Task brief — How many lines of the material below contain the string "this"? Answer with the number and nothing else.

--- Data extract ---

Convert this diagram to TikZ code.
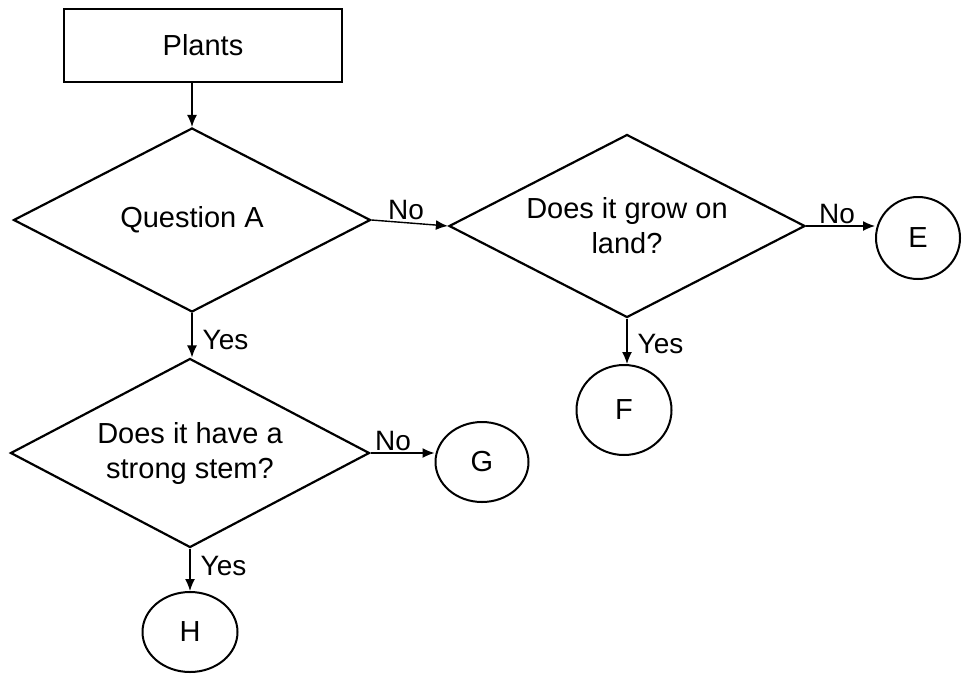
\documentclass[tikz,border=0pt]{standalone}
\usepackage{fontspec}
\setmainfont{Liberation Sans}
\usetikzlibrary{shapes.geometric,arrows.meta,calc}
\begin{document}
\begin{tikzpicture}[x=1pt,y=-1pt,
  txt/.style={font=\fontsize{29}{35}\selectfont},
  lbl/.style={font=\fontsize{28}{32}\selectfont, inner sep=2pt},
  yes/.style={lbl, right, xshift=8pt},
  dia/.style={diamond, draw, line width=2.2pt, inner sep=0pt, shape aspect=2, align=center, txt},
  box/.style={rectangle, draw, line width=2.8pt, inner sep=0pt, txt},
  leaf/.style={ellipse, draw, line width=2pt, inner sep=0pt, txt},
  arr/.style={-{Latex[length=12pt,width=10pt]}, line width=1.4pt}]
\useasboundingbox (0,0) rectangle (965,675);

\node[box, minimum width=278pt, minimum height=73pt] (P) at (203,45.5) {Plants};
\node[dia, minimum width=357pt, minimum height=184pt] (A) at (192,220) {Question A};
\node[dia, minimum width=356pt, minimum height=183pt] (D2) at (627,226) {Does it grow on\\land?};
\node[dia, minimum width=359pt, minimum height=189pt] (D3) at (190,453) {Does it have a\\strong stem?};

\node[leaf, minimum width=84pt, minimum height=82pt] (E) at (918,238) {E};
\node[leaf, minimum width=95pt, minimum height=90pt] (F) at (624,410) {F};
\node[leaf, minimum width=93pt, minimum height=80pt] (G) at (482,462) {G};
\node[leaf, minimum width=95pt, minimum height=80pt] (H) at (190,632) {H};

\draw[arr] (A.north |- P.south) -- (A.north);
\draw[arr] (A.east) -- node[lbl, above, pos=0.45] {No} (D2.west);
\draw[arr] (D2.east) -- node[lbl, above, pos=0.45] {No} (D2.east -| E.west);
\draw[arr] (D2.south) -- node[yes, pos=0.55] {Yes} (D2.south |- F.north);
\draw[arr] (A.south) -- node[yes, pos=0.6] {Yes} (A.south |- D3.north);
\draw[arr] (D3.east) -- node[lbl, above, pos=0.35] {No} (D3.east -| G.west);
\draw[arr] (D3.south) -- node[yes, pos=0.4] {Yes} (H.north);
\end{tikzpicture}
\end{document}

---
--- Data extract ---

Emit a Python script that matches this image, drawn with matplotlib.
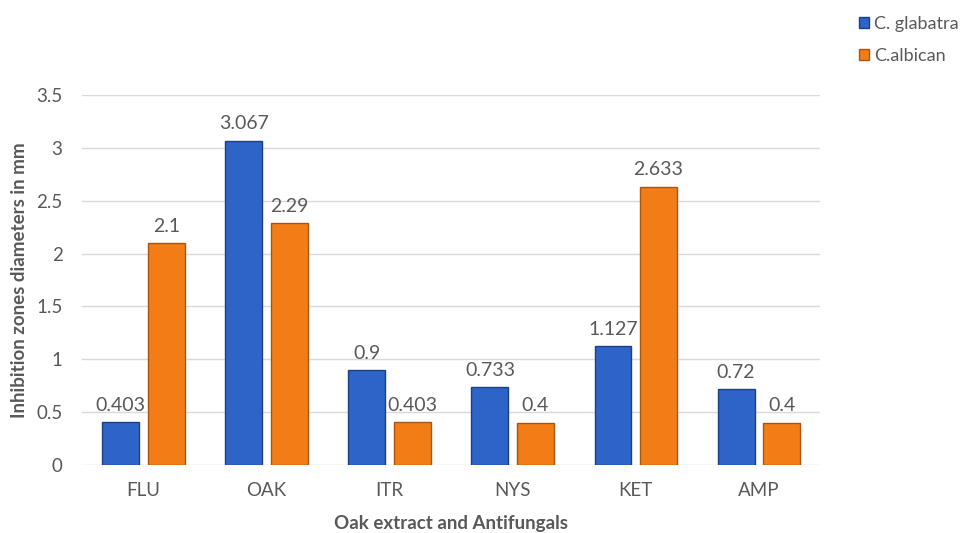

---

Result — 2